Any investor can tell you that stock prices seem to vary randomly at times, but a pair of reports in the 16 August PRL suggests that they aren’t entirely random. The France- and US-based teams used analyses borrowed from the physics world to look at correlations among stock prices and found that most of the correlations are random. But they found a few exceptions: some collections of stocks have price correlations that are stable over time. Although this concept is not new to investors, the analyses are the first statistically precise descriptions of this phenomenon, and they suggest that some commonly used financial methods find correlations that are not real. The results cannot be used to predict market trends, but may be useful for the proper balancing of risk within a stock portfolio.
To minimize overall risk, investors are often urged to “diversify” their financial portfolio: “Don’t put all your eggs in one basket,” is the common warning. “But what happens if all the baskets are being carried by the same person?” asks Luis Amaral of Boston University. If you don’t know there is a single basket carrier–a correlation among seemingly uncorrelated stock prices–all your holdings could suffer when he stumbles. So financial analysts try to identify which stock prices tend to react in similar ways to external influences and which ones react differently. The two teams, based at Boston University and at the company Science & Finance in Paris, approached the problem in a new way that includes a precise definition of “random” behavior.

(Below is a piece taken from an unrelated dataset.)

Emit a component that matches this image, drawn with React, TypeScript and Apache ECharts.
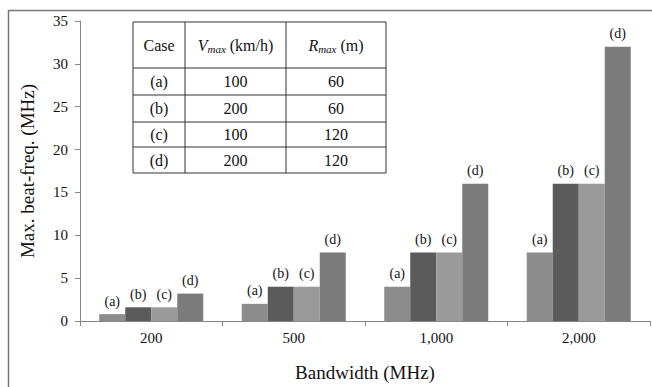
import React, { useEffect, useRef } from "react";
import * as echarts from "echarts";

const categories = ["200", "500", "1,000", "2,000"];
const caseA = [0.8, 2, 4, 8];
const caseB = [1.6, 4, 8, 16];
const caseC = [1.6, 4, 8, 16];
const caseD = [3.2, 8, 16, 32];
const caseNames = ["(a)", "(b)", "(c)", "(d)"];
const vmax = ["100", "200", "100", "200"];
const rmax = ["60", "60", "120", "120"];
const yTicks = { min: 0, max: 35, interval: 5 };

const FONT = "Liberation Serif, Times New Roman, serif";
const barColors = ["#8c8c8c", "#5b5b5b", "#9a9a9a", "#7b7b7b"];

export default function App() {
  const ref = useRef<HTMLDivElement>(null);
  useEffect(() => {
    document.body.style.margin = "0";
    const chart = echarts.init(ref.current!, null, { renderer: "svg" });
    const seriesData = [caseA, caseB, caseC, caseD];

    const tx0 = 133, tx1 = 185, tx2 = 286, tx3 = 386;
    const ty = [22, 68, 95, 122, 147, 173];
    const tableEls: any[] = [];
    tableEls.push({
      type: "rect",
      shape: { x: tx0, y: ty[0], width: tx3 - tx0, height: ty[5] - ty[0] },
      style: { fill: "#fff", stroke: "#333", lineWidth: 1 },
      z: 100,
    });
    [tx1, tx2].forEach((x) =>
      tableEls.push({
        type: "line",
        shape: { x1: x, y1: ty[0], x2: x, y2: ty[5] },
        style: { stroke: "#333", lineWidth: 1 },
        z: 101,
      })
    );
    ty.slice(1, 5).forEach((y) =>
      tableEls.push({
        type: "line",
        shape: { x1: tx0, y1: y, x2: tx3, y2: y },
        style: { stroke: "#333", lineWidth: 1 },
        z: 101,
      })
    );
    const cx = [(tx0 + tx1) / 2, (tx1 + tx2) / 2, (tx2 + tx3) / 2];
    const headY = (ty[0] + ty[1]) / 2;
    const rich = {
      v: { fontFamily: FONT, fontSize: 16, fontStyle: "italic", fill: "#111", lineHeight: 18 },
      s: { fontFamily: FONT, fontSize: 11, fontStyle: "italic", fill: "#111", verticalAlign: "bottom", lineHeight: 18 },
      n: { fontFamily: FONT, fontSize: 16, fill: "#111", lineHeight: 18 },
    };
    tableEls.push({
      type: "text",
      x: cx[0],
      y: headY,
      z: 102,
      style: { text: "Case", fontFamily: FONT, fontSize: 16, fill: "#111", align: "center", verticalAlign: "middle" },
    });
    tableEls.push({
      type: "text",
      x: cx[1],
      y: headY,
      z: 102,
      style: { text: "{v|V}{s|max}{n| (km/h)}", align: "center", verticalAlign: "middle", rich },
    });
    tableEls.push({
      type: "text",
      x: cx[2],
      y: headY,
      z: 102,
      style: { text: "{v|R}{s|max}{n| (m)}", align: "center", verticalAlign: "middle", rich },
    });
    for (let i = 0; i < 4; i++) {
      const y = (ty[i + 1] + ty[i + 2]) / 2;
      [caseNames[i], vmax[i], rmax[i]].forEach((t, j) =>
        tableEls.push({
          type: "text",
          x: cx[j],
          y,
          z: 102,
          style: { text: t, fontFamily: FONT, fontSize: 16, fill: "#111", align: "center", verticalAlign: "middle" },
        })
      );
    }

    chart.setOption({
      animation: false,
      backgroundColor: "#fff",
      textStyle: { fontFamily: FONT },
      grid: { left: 80, right: 2, top: 21, bottom: 54 },
      xAxis: {
        type: "category",
        data: categories,
        name: "Bandwidth (MHz)",
        nameLocation: "middle",
        nameGap: 42,
        nameTextStyle: { fontFamily: FONT, fontSize: 19, color: "#111" },
        axisLine: { lineStyle: { color: "#868686", width: 1 } },
        axisTick: { show: true, length: 5, lineStyle: { color: "#868686" } },
        axisLabel: { fontFamily: FONT, fontSize: 15, color: "#111", margin: 9 },
      },
      yAxis: {
        type: "value",
        min: yTicks.min,
        max: yTicks.max,
        interval: yTicks.interval,
        name: "Max. beat-freq. (MHz)",
        nameLocation: "middle",
        nameGap: 43,
        nameTextStyle: { fontFamily: FONT, fontSize: 19, color: "#111" },
        axisLine: { show: true, lineStyle: { color: "#868686", width: 1 } },
        axisTick: { show: true, length: 5, lineStyle: { color: "#868686" } },
        splitLine: { show: false },
        axisLabel: { fontFamily: FONT, fontSize: 15, color: "#111", margin: 12 },
      },
      series: seriesData.map((d, i) => ({
        type: "bar",
        name: caseNames[i],
        data: d,
        barGap: "0%",
        barCategoryGap: "27%",
        itemStyle: { color: barColors[i] },
        label: {
          show: true,
          position: "top",
          distance: 6,
          formatter: caseNames[i],
          fontFamily: FONT,
          fontSize: 14,
          color: "#111",
        },
      })),
      graphic: [
        {
          type: "rect",
          shape: { x: 8.5, y: 10.5, width: 800, height: 500 },
          style: { fill: "none", stroke: "#777", lineWidth: 1.5 },
          silent: true,
          z: 0,
        },
        ...tableEls,
      ],
    });
    return () => chart.dispose();
  }, []);
  return <div ref={ref} style={{ width: 652, height: 387 }} />;
}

The researchers analyzed the correlations in several years of price data for a large number of US stocks using a technique that isolates a series of “modes” or “trends” from the background. With another technique called random matrix theory they could clearly see which of these modes could be accounted for entirely by randomness–at least 95% according to both teams. But the remaining modes were not random, the largest being the “full market” mode. It implies that the most important and stable influence on a stock price is the movement of the whole market, rather than any other stock price. The other nonrandom modes require more detailed analysis to unravel which collections of stocks they may represent. Laurent Laloux of Science & Finance speculates that they might be specific market sectors, such as technology companies or utilities.
Laloux explains that many analysts use correlation information as part of their risk analyses, but they don’t have solid methods for differentiating real trends from randomness. Amaral summarizes the conclusions this way: “Knowing that your baskets were carried by different people during the last year does not assure you that they will not be carried by the same person this year.”
Anirvan Sengupta of Lucent Technologies in Murray Hill, NJ, says the results illustrate that conventional theories for optimizing portfolios work only under more idealized conditions–few stocks and a market with unchanging external influences. He hopes more research will lead to a better understanding of the few nonrandom modes the researchers discovered, perhaps even a basic dynamical theory a physicist could be proud of. “Now that would be really interesting,” he says.